# Inquiry into Afghan deaths starts next week



## Boondocksaint375 (Jan 3, 2008)

*Inquiry into Afghan deaths starts next week*
Staff report
Posted : Thursday Jan 3, 2008 11:10:23 EST

JACKSONVILLE, N.C. — A court of inquiry investigating allegations that spec ops Marines killed Afghan civilians after an attack on their convoy will begin at Camp Lejeune, N.C., next week.

The inquiry, a rarely used formal procedure that can function as an Article 32 hearing, will convene Tuesday morning, according to a Marine Corps Forces Central Command press release. A panel of three senior commissioned officers with combat experience will examine the facts and evidence of the March 4, 2007 incident, which involved a platoon from Marine Corps Forces Special Operations Command.

*The 30-man platoon, part of the first Marine Special Operations Company ever to deploy for combat ops,* was attacked with a suicide car bomb in Nangarhar province. Attorneys representing some Marines involved say the convoy also came under small-arms fire.

Shortly after the incident, the entire 120-man company was removed from Afghanistan by Army Lt. Gen. Frank Kearney, who was the top special operations officer in the Middle East at the time. Kearney’s decision to pull the company out is now under investigation by the Defense Department’s Inspector General. Eight Marines were sent home to Camp Lejeune, while the remainder of the unit was re-deployed.

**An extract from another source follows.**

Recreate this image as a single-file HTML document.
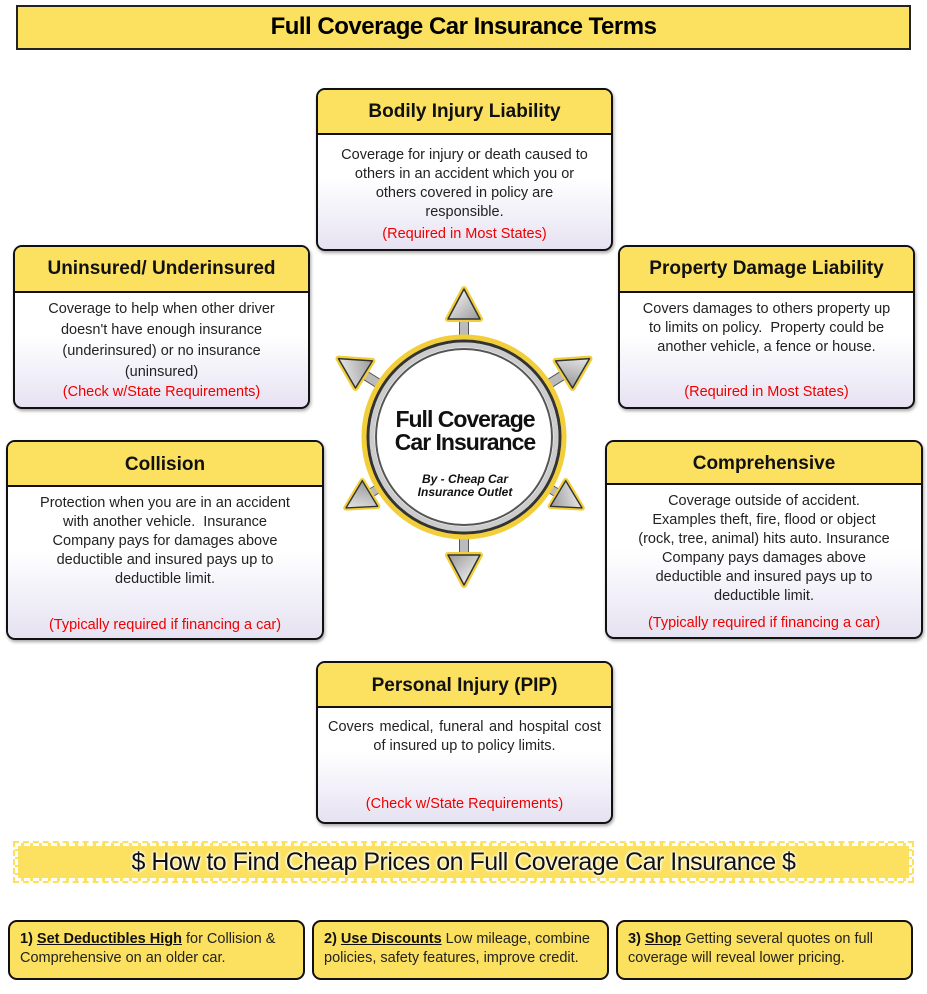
<!DOCTYPE html>
<html><head><style>
*{box-sizing:border-box;margin:0;padding:0}
body{width:927px;height:994px;background:#fff;position:relative;font-family:"Liberation Sans",sans-serif;overflow:hidden}
.box{position:absolute;border:2px solid #111;border-radius:9px;overflow:hidden;background:linear-gradient(#fff 55%,#e6e2f2);box-shadow:1px 2px 3px rgba(0,0,0,.35)}
.hd{background:#fbe15f;border-bottom:2px solid #111;font-weight:bold;font-size:19px;text-align:center;color:#111}
.bd{font-size:14.5px;line-height:19px;text-align:center;color:#222;padding:0 16px}
.red{color:#e00;font-size:14.5px;text-align:center;position:absolute;left:0;right:0}
.tip{position:absolute;top:920px;height:60px;width:297px;border:2px solid #111;border-radius:9px;background:#fbe15f;font-size:14.5px;line-height:19px;padding:8px 10px;color:#222}
.tip b{color:#111}
</style></head><body>
<div style="position:absolute;left:16px;top:5px;width:895px;height:45px;background:#fbe15f;border:2px solid #222;text-align:center;font-weight:bold;font-size:24px;line-height:40px;letter-spacing:-0.5px">Full Coverage Car Insurance Terms</div>

<div class="box" style="left:316px;top:88px;width:297px;height:163px"><div class="hd" style="height:45px;line-height:43px">Bodily Injury Liability</div><div class="bd" style="padding:11px 22px 0">Coverage for injury or death caused to others in an accident which you or others covered in policy are responsible.</div><div class="red" style="top:136px">(Required in Most States)</div></div>

<div class="box" style="left:13px;top:245px;width:297px;height:164px"><div class="hd" style="height:46px;line-height:44px">Uninsured/ Underinsured</div><div class="bd" style="padding:6px 12px 0;line-height:21px">Coverage to help when other driver doesn't have enough insurance (underinsured) or no insurance (uninsured)</div><div class="red" style="top:137px">(Check w/State Requirements)</div></div>

<div class="box" style="left:618px;top:245px;width:297px;height:164px"><div class="hd" style="height:46px;line-height:44px">Property Damage Liability</div><div class="bd" style="padding-top:7px">Covers damages to others property up to limits on policy.&nbsp; Property could be another vehicle, a fence or house.</div><div class="red" style="top:137px">(Required in Most States)</div></div>

<div class="box" style="left:6px;top:440px;width:318px;height:200px"><div class="hd" style="height:45px;line-height:45px">Collision</div><div class="bd" style="padding:7px 26px 0">Protection when you are in an accident with another vehicle.&nbsp; Insurance Company pays for damages above deductible and insured pays up to deductible limit.</div><div class="red" style="top:175px">(Typically required if financing a car)</div></div>

<div class="box" style="left:605px;top:440px;width:318px;height:199px"><div class="hd" style="height:43px;line-height:43px">Comprehensive</div><div class="bd" style="padding:7px 28px 0">Coverage outside of accident. Examples theft, fire, flood or object (rock, tree, animal) hits auto. Insurance Company pays damages above deductible and insured pays up to deductible limit.</div><div class="red" style="top:173px">(Typically required if financing a car)</div></div>

<div class="box" style="left:316px;top:661px;width:297px;height:163px"><div class="hd" style="height:45px;line-height:45px">Personal Injury (PIP)</div><div class="bd" style="padding:10px 10px 0;text-align:justify;text-align-last:center">Covers medical, funeral and hospital cost of insured up to policy limits.</div><div class="red" style="top:133px">(Check w/State Requirements)</div></div>

<svg style="position:absolute;left:320px;top:280px" width="290" height="320" viewBox="320 280 290 320">
<defs>
<linearGradient id="ag" x1="0" y1="0" x2="1" y2="1"><stop offset="0" stop-color="#fff"/><stop offset="1" stop-color="#999"/></linearGradient>
<g id="arr"><rect x="-4.5" y="-122" width="9" height="28" fill="#bbb" stroke="#555"/><polygon points="0,-148 -16,-118 16,-118" fill="url(#ag)" stroke="#f2cf3a" stroke-width="6" stroke-linejoin="round"/><polygon points="0,-148 -16,-118 16,-118" fill="url(#ag)" stroke="#333" stroke-width="1.5" stroke-linejoin="round"/></g>
</defs>
<g transform="translate(464,437)">
<use href="#arr"/>
<use href="#arr" transform="rotate(58)"/>
<use href="#arr" transform="rotate(-58)"/>
<use href="#arr" transform="rotate(121) scale(.93)"/>
<use href="#arr" transform="rotate(-121) scale(.93)"/>
<use href="#arr" transform="rotate(180)"/>
<circle r="99" fill="#fff" stroke="#f2cf3a" stroke-width="7"/>
<circle r="96" fill="none" stroke="#333" stroke-width="3"/>
<circle r="92" fill="none" stroke="#ccc" stroke-width="5"/>
<circle r="88" fill="#fff" stroke="#555" stroke-width="2"/>
<text x="1" y="-10" text-anchor="middle" font-family="Liberation Sans" font-weight="bold" font-size="23" letter-spacing="-1" fill="#111">Full Coverage</text>
<text x="1" y="13" text-anchor="middle" font-family="Liberation Sans" font-weight="bold" font-size="23" letter-spacing="-1" fill="#111">Car Insurance</text>
<text x="1" y="46" text-anchor="middle" font-family="Liberation Sans" font-weight="bold" font-style="italic" font-size="12" fill="#111">By - Cheap Car</text>
<text x="1" y="59" text-anchor="middle" font-family="Liberation Sans" font-weight="bold" font-style="italic" font-size="12" fill="#111">Insurance Outlet</text>
</g></svg>

<div style="position:absolute;left:15px;top:843px;width:897px;height:38px;background:#fbe15f;border:3px dashed #fff;outline:2px dashed #fbe15f;text-align:center;font-size:25px;line-height:33px;color:#111;letter-spacing:-0.5px;text-shadow:0 0 3px #fff,0 0 3px #fff,0 0 3px #fff">$ How to Find Cheap Prices on Full Coverage Car Insurance $</div>

<div class="tip" style="left:8px"><b>1) <u>Set Deductibles High</u></b> for Collision &amp; Comprehensive on an older car.</div>
<div class="tip" style="left:312px"><b>2) <u>Use Discounts</u></b> Low mileage, combine policies, safety features, improve credit.</div>
<div class="tip" style="left:616px"><b>3) <u>Shop</u></b> Getting several quotes on full coverage will reveal lower pricing.</div>
</body></html>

Tuesday’s inquiry will look into the conduct of the convoy, fire discipline, adherence to operations orders and rules of engagement, reporting and documentation of the incident and the command climate in MSOC-Fox, according to the press release. Specifically, the actions of Maj. Fred Galvin, the company commander at the time, and Capt. Vincent Noble, the platoon commander, are being examined.

The inquiry is expected to last about two weeks. After the inquiry, the panel will present its findings to Lt. Gen. Samuel Helland, Marine Corps Forces Central Command commander. Helland will then decide the next course of action, which could include proceeding to court-martial.

http://www.marinecorpstimes.com/news/2008/01/marine_MARSOC_inquiry_080103/


----------



## pardus (Jan 3, 2008)

Hopefully this will clear everything up.


----------



## DA SWO (Jan 3, 2008)

The inquiry will clear the Marines, but their careers are finished.  Another win for the terrorists.


----------



## AWP (Jan 3, 2008)

SOWT said:


> The inquiry will clear the Marines, but their careers are finished.  Another win for the terrorists.



And that's the real tragedy to me.


----------



## pardus (Jan 3, 2008)

Anyone who thinks the military or their branch of service will back them up when it's crunch time, is a fool. :2c:


----------



## Hitman2/3 (Jan 3, 2008)

pardus762 said:


> Anyone who thinks the military or their branch of service will back them up when it's crunch time, is a fool. :2c:



Sad but true


----------



## 275ANGER! (Jan 4, 2008)

What a fucking asshole (Kearney), how could he hang his own men out to dry?  I would expect this of the regular Army but not SOF.  When you are knee deep in the shit, there is always going to be collateral damage. Something the media, people protesting and the suits in Washington will never understand; what it is like to fight for your life.  We protect our brothers to the right and left of us by any means necessary, the goal is for everyone to come home.  Not trying to sound like a sadistic ass but shit happens, innocent people die it is still a war no matter what label Washington puts on it.  Also how many civilian deaths were the direct result of the Marines breaking contact?  I bet the terrorist did most of the damage. 

SF kills a shitbag and he cry's, premeditated murder?  Somebody needs to give this guy a wake-up call!


----------